- DIFFICULTY: EASY
- 15 MINS
Ingredients
Serves: 6-8
The Cheeses (choose 3–4):
- 1 soft cheese: Irish Brie or Camembert (150g)
- 1 hard cheese: Aged Irish Farmhouse Cheddar (200g)
- 1 blue cheese: Young Buck Blue from Belfast (150g)
- 1 semi-soft: Gubbeen or similar washed rind (150g)
Accompaniments::
- Fresh figs, halved
- Red grapes or sliced ripe pear
- A handful of walnuts or hazelnuts, toasted
- 2 tbsp quince paste or fig jam
- Oat crackers and sliced sourdough
- Fresh rosemary or thyme sprigs for decoration
Method
Start by placing your cheeses at different anchor points across the board, giving each one its own space. A large wooden board or slate works beautifully.
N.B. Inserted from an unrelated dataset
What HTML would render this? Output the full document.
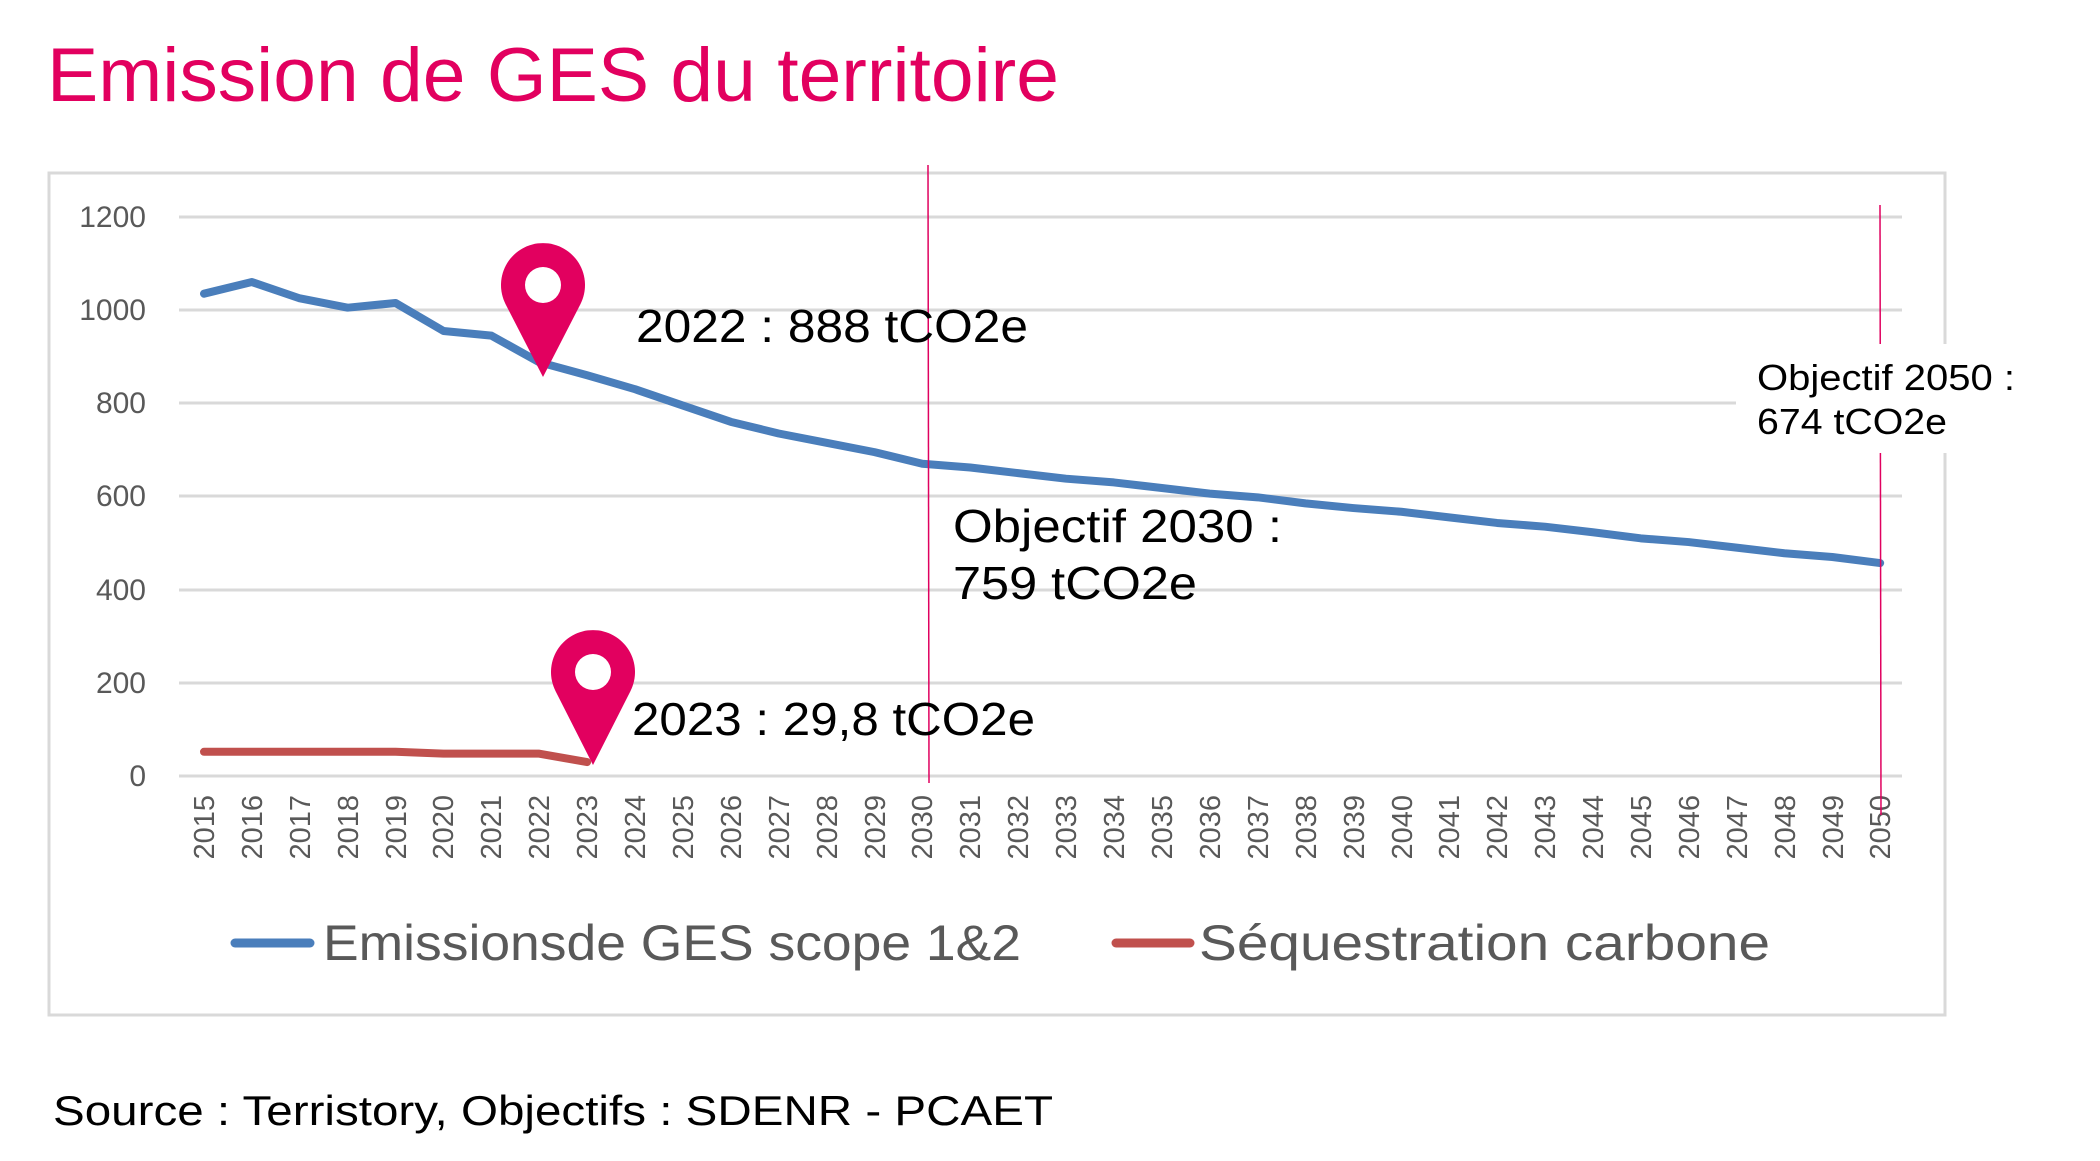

Add small bowls or spoonfuls of quince paste and jam beside the cheeses they suit best — blue cheese loves quince, cheddar loves a good chutney.
Fill the gaps generously with fruit, nuts and crackers, working from large clusters down to small fills. Tuck in herb sprigs for colour and a natural finish.
Take the cheeses out of the fridge 30–45 minutes before serving. Cheese always tastes better at room temperature.